Work required. Below are entries. Give back exactly the lines from the one containing "Convert this chart" through the one containing "import * as d3 from 'd3';", inclusive, without the pictures.

Plotting code records.
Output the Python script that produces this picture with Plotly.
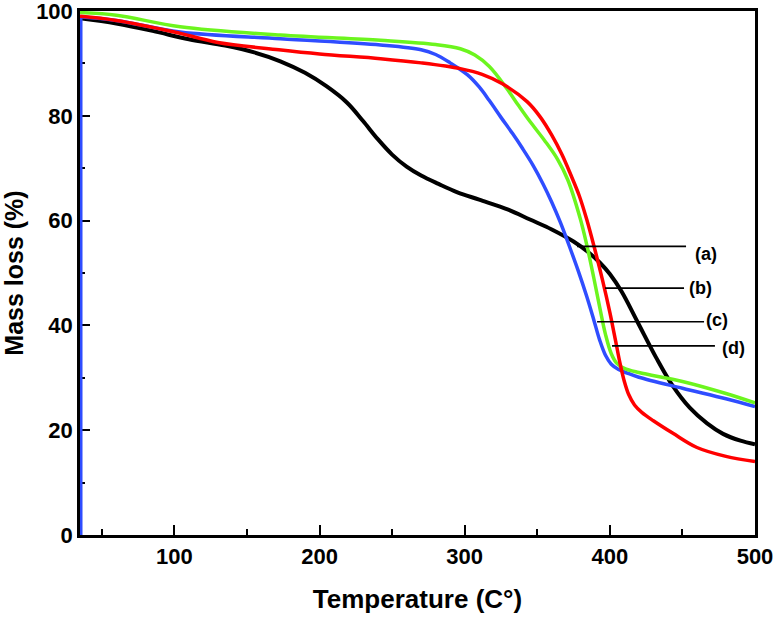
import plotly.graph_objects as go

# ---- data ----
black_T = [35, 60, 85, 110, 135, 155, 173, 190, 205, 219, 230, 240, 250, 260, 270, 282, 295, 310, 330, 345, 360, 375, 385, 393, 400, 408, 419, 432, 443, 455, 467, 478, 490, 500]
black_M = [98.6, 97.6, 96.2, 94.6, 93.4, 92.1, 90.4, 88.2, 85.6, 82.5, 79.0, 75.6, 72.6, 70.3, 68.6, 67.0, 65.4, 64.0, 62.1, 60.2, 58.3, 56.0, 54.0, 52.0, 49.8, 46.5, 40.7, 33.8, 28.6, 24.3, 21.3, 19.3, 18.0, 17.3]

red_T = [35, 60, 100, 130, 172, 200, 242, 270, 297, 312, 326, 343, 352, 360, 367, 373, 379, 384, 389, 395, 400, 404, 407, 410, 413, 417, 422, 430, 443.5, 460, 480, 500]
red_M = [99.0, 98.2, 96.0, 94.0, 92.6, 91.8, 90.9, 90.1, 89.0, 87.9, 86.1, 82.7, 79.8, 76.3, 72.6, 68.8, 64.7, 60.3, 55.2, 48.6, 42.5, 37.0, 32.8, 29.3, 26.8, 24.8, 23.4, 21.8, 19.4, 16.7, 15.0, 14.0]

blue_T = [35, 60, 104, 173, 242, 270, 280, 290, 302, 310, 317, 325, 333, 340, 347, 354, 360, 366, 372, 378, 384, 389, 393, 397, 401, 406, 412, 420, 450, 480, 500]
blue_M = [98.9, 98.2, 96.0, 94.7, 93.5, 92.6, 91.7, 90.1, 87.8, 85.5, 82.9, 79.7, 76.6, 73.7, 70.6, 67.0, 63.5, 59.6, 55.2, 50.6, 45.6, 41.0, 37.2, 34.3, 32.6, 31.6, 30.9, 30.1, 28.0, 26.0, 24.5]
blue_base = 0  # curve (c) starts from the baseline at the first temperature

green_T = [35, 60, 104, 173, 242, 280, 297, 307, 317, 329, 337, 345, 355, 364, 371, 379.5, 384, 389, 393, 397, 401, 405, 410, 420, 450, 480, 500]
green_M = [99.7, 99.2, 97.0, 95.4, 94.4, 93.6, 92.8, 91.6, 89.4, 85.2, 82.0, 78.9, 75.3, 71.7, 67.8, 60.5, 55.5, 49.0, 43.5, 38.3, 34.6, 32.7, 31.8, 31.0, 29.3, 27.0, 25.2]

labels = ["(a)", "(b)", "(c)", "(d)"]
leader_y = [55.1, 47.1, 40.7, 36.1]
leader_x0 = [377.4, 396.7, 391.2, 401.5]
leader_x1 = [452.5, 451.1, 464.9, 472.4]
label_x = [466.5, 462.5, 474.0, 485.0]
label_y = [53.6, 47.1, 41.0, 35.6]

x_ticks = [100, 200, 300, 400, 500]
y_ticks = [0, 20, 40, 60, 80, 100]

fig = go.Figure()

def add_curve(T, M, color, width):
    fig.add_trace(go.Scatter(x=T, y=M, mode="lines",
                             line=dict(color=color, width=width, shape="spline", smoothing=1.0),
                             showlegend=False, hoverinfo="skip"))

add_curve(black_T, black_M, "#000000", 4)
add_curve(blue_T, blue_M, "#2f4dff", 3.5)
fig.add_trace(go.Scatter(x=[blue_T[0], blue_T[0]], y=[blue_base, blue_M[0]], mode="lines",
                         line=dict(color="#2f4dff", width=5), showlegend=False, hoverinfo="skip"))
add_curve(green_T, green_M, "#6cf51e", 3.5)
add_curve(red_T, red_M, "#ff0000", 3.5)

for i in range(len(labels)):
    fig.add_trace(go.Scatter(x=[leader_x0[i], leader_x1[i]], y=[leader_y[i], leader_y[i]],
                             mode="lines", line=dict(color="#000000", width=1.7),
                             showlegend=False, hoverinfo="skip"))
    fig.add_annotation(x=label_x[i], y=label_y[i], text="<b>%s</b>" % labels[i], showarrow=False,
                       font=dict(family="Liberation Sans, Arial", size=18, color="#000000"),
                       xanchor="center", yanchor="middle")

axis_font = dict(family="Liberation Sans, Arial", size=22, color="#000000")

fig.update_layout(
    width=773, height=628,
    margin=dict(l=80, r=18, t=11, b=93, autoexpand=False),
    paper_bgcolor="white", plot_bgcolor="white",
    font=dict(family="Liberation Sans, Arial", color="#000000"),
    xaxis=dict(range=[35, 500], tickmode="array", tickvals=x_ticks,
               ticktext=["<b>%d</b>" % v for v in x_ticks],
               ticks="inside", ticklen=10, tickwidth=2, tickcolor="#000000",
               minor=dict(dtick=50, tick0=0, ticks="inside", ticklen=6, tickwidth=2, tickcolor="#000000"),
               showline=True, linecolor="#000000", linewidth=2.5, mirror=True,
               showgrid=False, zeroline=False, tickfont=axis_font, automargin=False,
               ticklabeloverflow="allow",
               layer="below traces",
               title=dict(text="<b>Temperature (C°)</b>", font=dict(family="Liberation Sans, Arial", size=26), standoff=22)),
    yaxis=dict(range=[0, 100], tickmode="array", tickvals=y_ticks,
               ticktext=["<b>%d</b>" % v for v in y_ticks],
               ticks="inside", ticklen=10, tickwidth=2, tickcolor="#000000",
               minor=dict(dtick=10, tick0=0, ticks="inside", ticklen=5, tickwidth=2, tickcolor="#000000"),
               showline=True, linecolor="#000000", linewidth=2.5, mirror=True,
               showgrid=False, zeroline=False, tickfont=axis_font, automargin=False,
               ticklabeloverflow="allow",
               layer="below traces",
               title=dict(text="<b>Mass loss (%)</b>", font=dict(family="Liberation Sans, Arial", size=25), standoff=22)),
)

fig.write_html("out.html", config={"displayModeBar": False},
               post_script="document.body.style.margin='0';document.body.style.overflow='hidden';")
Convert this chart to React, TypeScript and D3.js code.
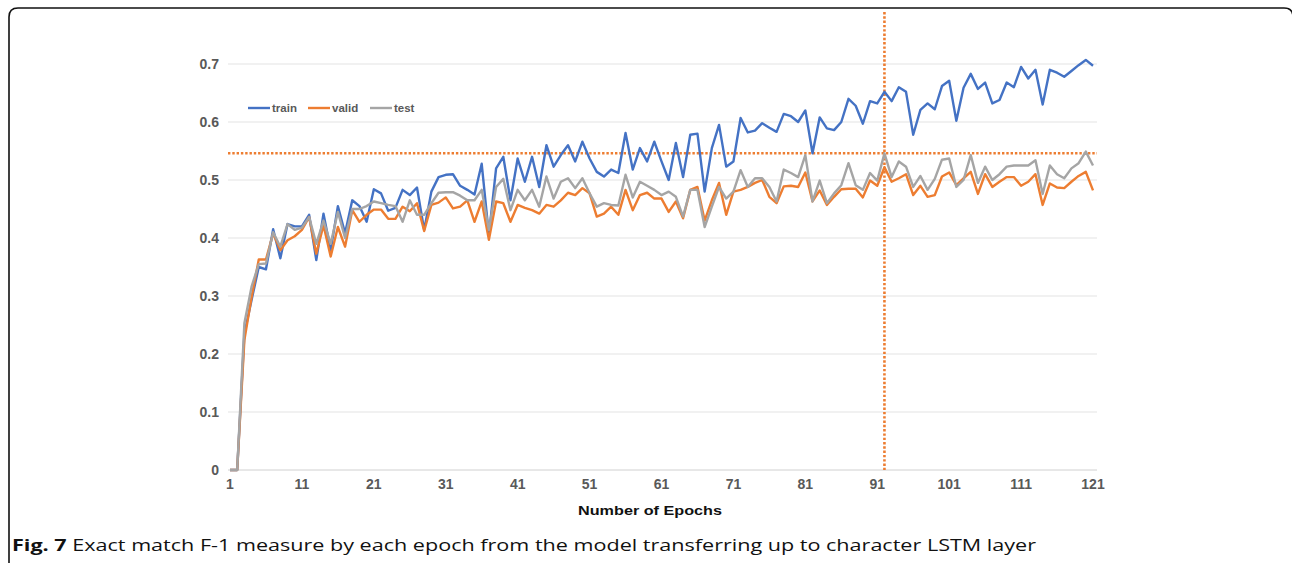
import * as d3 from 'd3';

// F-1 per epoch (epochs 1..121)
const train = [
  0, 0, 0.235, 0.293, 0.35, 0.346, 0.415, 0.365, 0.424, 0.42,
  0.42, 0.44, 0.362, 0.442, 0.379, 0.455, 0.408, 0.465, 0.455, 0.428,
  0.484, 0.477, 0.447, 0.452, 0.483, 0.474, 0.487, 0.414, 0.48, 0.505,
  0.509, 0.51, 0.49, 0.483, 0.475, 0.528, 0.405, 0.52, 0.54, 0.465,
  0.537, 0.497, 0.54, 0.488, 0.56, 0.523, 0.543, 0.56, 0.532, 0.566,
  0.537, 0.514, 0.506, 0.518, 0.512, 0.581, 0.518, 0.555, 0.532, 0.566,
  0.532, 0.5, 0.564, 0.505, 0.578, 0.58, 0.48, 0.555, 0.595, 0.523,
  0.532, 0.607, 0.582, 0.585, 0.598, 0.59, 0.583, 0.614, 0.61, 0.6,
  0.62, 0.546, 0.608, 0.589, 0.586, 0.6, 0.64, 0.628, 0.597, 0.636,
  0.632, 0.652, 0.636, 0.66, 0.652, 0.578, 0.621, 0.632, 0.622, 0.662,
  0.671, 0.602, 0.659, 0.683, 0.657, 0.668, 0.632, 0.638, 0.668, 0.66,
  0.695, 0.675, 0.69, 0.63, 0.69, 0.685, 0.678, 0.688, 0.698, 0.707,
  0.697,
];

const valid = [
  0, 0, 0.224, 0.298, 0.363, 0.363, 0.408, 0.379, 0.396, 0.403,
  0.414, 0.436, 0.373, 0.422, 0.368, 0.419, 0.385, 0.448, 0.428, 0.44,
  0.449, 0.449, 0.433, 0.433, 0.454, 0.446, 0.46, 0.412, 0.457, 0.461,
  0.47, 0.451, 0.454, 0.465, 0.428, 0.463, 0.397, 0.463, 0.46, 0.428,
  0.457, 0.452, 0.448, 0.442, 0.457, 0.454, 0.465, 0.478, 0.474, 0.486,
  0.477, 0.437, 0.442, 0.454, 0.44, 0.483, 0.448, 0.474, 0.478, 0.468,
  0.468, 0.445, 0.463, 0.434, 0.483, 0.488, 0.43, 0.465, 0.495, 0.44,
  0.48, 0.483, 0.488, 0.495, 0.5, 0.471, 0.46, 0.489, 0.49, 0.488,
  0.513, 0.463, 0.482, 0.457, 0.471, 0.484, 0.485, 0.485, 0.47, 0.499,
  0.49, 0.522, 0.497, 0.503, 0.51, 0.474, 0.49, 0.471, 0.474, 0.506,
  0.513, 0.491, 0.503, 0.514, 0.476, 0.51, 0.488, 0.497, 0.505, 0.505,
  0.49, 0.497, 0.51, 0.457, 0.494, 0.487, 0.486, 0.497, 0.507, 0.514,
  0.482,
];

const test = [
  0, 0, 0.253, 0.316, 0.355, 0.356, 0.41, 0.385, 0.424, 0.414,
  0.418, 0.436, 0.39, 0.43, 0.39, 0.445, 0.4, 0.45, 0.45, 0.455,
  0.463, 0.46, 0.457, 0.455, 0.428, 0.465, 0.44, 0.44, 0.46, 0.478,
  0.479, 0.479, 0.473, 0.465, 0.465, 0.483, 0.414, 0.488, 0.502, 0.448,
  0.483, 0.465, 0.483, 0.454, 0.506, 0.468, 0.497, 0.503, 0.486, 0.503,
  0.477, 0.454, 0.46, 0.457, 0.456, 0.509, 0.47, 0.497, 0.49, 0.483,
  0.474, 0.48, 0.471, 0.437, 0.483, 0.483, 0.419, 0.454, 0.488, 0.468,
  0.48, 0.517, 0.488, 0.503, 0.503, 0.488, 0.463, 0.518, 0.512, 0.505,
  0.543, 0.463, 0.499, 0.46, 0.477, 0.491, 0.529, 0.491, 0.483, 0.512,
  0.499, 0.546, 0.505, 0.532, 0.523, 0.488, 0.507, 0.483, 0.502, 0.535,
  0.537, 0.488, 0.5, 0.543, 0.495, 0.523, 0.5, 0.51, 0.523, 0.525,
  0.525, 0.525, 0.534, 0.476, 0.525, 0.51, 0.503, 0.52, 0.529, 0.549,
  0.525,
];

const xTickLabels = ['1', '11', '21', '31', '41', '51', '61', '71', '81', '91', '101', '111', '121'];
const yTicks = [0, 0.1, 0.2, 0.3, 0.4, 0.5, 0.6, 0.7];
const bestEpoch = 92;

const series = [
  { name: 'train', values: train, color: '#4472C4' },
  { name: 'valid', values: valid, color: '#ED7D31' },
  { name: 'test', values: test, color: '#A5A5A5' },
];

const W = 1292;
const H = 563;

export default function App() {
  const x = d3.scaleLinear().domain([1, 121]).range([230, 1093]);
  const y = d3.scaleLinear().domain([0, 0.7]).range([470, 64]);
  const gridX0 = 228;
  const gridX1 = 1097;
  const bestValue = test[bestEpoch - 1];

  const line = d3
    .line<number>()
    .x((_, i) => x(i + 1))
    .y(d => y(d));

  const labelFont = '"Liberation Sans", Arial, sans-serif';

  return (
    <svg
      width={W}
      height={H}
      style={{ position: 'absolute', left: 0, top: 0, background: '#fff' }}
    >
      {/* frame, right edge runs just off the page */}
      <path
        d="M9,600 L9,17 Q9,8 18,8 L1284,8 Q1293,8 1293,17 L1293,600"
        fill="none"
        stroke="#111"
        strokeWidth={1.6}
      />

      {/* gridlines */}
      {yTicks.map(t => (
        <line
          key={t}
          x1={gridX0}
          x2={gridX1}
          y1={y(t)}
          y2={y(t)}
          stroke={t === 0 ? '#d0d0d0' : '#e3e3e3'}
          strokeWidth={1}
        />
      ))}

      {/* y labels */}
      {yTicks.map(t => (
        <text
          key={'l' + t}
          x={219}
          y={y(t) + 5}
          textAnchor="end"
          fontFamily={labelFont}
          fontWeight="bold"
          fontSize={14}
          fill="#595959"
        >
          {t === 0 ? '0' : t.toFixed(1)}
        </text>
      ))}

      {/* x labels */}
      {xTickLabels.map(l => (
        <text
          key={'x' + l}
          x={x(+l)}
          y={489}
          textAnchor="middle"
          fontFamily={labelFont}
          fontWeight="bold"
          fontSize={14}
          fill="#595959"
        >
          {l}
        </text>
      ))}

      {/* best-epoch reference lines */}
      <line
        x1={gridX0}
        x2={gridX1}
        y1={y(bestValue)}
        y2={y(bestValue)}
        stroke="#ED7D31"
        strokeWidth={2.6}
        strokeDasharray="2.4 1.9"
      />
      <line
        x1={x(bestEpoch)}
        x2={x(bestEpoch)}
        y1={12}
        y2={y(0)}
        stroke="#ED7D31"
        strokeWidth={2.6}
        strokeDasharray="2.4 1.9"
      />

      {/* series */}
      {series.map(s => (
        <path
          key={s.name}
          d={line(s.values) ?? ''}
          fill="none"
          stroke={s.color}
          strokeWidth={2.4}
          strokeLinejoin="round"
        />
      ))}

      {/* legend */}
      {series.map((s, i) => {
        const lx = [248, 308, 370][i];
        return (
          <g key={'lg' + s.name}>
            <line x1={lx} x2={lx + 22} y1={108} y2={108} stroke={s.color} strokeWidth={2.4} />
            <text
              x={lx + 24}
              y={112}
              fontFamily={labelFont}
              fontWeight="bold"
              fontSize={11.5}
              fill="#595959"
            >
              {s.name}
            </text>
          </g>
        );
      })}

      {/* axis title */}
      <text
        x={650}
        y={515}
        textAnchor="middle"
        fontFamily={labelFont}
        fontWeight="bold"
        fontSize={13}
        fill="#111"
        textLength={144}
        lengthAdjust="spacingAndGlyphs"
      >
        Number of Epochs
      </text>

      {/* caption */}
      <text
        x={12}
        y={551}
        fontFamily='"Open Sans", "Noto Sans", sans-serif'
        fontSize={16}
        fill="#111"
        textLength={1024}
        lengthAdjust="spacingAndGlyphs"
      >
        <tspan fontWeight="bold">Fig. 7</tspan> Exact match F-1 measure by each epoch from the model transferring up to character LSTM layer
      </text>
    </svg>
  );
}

Response to the exercise.
Convert this chart to React, TypeScript and D3.js code.
import * as d3 from 'd3';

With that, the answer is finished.